Exercise prompt.
Everything from the line containing "Give me the Plotly.js source for this chart." down to the line containing "pmY, psY, pbY];" is to be returned exactly; include both boundary lines and leave out all others.

************

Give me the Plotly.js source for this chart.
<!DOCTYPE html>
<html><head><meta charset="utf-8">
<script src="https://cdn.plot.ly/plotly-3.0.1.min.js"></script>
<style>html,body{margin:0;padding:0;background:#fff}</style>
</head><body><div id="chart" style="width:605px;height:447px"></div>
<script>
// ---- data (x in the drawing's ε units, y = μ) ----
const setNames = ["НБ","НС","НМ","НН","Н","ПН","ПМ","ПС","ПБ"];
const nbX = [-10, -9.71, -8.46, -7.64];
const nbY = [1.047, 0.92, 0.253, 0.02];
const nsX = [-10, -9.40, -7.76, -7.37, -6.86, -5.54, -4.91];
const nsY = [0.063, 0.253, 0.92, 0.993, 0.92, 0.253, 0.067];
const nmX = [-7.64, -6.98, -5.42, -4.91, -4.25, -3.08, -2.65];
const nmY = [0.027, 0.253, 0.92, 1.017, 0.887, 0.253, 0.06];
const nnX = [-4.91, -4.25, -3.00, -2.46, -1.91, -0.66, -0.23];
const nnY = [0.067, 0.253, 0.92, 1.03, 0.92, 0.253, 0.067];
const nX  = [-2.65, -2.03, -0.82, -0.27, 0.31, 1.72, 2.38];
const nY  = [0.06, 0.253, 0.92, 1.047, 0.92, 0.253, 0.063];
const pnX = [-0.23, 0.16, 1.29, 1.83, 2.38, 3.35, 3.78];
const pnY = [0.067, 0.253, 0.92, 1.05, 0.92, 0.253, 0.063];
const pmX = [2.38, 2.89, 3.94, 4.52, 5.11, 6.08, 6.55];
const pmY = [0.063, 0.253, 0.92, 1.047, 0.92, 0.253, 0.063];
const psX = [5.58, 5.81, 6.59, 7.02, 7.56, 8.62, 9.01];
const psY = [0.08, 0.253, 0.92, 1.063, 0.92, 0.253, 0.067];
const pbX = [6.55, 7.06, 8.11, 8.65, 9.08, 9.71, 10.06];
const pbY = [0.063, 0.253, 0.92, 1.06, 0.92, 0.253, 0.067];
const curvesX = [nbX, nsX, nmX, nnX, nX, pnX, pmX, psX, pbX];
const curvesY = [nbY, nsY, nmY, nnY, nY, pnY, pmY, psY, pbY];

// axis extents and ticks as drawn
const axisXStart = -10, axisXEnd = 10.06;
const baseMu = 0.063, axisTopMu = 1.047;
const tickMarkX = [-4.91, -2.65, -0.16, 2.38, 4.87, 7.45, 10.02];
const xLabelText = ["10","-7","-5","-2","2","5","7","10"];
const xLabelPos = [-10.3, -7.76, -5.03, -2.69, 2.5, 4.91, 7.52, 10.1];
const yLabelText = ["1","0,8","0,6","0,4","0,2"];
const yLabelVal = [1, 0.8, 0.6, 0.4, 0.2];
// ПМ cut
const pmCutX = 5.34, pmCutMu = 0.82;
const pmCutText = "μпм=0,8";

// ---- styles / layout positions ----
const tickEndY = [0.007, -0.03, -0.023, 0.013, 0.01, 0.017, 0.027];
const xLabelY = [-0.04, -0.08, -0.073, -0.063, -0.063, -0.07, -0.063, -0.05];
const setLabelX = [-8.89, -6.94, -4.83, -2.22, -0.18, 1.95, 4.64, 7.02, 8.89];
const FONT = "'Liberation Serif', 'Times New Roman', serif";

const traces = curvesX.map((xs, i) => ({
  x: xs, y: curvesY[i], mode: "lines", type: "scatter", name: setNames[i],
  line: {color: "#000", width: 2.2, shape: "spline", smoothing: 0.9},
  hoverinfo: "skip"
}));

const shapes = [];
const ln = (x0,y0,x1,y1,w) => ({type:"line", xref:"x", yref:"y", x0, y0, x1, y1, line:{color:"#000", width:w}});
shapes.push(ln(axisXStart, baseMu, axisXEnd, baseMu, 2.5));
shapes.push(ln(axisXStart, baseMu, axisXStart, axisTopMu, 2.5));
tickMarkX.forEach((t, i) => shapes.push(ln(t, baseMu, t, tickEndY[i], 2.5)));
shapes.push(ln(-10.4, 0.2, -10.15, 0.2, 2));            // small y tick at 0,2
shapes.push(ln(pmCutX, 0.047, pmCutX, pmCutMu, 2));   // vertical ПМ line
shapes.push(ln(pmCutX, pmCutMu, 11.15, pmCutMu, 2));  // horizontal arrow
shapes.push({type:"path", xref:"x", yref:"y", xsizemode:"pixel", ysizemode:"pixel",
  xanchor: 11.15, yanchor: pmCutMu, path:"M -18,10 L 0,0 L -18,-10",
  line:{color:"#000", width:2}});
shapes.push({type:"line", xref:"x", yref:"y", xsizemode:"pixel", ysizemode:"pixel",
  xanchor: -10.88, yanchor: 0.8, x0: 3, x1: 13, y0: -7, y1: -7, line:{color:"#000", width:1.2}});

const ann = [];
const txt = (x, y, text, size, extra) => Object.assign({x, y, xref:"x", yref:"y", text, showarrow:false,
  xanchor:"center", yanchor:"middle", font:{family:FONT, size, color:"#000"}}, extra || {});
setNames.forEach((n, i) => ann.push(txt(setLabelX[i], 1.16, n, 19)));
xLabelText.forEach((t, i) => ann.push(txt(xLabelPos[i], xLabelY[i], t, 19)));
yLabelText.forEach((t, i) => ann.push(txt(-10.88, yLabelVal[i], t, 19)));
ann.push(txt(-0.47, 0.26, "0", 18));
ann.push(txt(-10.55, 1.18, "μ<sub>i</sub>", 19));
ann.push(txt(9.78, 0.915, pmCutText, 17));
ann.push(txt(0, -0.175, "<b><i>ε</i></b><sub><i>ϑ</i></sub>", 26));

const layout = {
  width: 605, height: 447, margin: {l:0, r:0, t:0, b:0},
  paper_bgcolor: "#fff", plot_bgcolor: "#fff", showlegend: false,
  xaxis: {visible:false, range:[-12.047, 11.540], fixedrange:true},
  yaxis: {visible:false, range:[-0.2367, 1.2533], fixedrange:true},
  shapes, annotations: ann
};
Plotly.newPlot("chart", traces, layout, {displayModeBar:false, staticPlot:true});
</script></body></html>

************

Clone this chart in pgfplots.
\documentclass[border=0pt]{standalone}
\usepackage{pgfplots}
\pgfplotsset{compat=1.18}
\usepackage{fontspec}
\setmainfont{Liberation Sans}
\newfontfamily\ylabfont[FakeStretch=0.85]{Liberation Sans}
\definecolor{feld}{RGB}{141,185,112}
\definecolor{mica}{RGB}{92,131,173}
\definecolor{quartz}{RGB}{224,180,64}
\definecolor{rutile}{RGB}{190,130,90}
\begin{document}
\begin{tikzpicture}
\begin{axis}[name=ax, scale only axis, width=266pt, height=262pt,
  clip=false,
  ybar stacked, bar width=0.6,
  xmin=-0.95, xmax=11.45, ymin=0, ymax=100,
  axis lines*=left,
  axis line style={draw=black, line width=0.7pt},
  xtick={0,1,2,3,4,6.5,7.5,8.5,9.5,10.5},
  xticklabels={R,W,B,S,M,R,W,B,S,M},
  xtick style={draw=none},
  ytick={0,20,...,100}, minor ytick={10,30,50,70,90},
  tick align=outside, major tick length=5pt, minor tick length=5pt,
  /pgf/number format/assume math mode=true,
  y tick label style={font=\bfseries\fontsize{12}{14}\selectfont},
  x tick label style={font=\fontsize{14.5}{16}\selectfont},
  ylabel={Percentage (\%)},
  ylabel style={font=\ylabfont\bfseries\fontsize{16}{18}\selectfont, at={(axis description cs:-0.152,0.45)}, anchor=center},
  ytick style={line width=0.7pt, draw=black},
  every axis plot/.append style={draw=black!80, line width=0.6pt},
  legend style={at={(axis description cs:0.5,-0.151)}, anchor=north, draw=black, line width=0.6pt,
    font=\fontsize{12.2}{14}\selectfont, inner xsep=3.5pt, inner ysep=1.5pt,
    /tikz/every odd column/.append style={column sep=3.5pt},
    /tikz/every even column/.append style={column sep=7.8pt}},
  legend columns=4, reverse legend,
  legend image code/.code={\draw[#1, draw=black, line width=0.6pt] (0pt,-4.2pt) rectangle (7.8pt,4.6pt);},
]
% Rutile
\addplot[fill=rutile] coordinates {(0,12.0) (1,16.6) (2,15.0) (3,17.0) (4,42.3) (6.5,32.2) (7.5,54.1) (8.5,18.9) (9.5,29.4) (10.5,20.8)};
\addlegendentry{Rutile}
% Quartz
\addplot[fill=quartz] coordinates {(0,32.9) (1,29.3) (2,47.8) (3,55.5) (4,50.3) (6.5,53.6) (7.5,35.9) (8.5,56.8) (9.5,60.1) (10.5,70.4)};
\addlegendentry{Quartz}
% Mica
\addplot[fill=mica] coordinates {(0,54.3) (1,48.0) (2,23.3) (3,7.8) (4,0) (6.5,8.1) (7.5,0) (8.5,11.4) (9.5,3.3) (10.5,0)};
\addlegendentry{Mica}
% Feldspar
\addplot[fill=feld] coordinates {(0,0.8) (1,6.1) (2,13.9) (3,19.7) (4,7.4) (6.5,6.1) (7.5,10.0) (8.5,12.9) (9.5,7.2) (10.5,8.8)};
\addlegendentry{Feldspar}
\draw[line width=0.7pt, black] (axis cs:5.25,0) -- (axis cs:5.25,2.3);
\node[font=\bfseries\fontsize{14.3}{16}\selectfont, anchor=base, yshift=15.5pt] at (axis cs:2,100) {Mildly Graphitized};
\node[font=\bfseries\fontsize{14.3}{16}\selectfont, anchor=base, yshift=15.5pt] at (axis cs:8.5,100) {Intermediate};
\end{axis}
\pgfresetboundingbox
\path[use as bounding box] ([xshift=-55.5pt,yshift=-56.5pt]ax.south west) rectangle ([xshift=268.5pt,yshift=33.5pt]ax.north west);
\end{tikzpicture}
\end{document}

************

Written response.
Give me the Plotly.js source for this chart.
<!DOCTYPE html>
<html><head><meta charset="utf-8">
<script src="https://cdn.plot.ly/plotly-3.0.1.min.js"></script>
<style>html,body{margin:0;padding:0;background:#fff}</style>
</head><body><div id="chart" style="width:605px;height:447px"></div>
<script>
// ---- data (x in the drawing's ε units, y = μ) ----
const setNames = ["НБ","НС","НМ","НН","Н","ПН","ПМ","ПС","ПБ"];
const nbX = [-10, -9.71, -8.46, -7.64];
const nbY = [1.047, 0.92, 0.253, 0.02];
const nsX = [-10, -9.40, -7.76, -7.37, -6.86, -5.54, -4.91];
const nsY = [0.063, 0.253, 0.92, 0.993, 0.92, 0.253, 0.067];
const nmX = [-7.64, -6.98, -5.42, -4.91, -4.25, -3.08, -2.65];
const nmY = [0.027, 0.253, 0.92, 1.017, 0.887, 0.253, 0.06];
const nnX = [-4.91, -4.25, -3.00, -2.46, -1.91, -0.66, -0.23];
const nnY = [0.067, 0.253, 0.92, 1.03, 0.92, 0.253, 0.067];
const nX  = [-2.65, -2.03, -0.82, -0.27, 0.31, 1.72, 2.38];
const nY  = [0.06, 0.253, 0.92, 1.047, 0.92, 0.253, 0.063];
const pnX = [-0.23, 0.16, 1.29, 1.83, 2.38, 3.35, 3.78];
const pnY = [0.067, 0.253, 0.92, 1.05, 0.92, 0.253, 0.063];
const pmX = [2.38, 2.89, 3.94, 4.52, 5.11, 6.08, 6.55];
const pmY = [0.063, 0.253, 0.92, 1.047, 0.92, 0.253, 0.063];
const psX = [5.58, 5.81, 6.59, 7.02, 7.56, 8.62, 9.01];
const psY = [0.08, 0.253, 0.92, 1.063, 0.92, 0.253, 0.067];
const pbX = [6.55, 7.06, 8.11, 8.65, 9.08, 9.71, 10.06];
const pbY = [0.063, 0.253, 0.92, 1.06, 0.92, 0.253, 0.067];
const curvesX = [nbX, nsX, nmX, nnX, nX, pnX, pmX, psX, pbX];
const curvesY = [nbY, nsY, nmY, nnY, nY, pnY, pmY, psY, pbY];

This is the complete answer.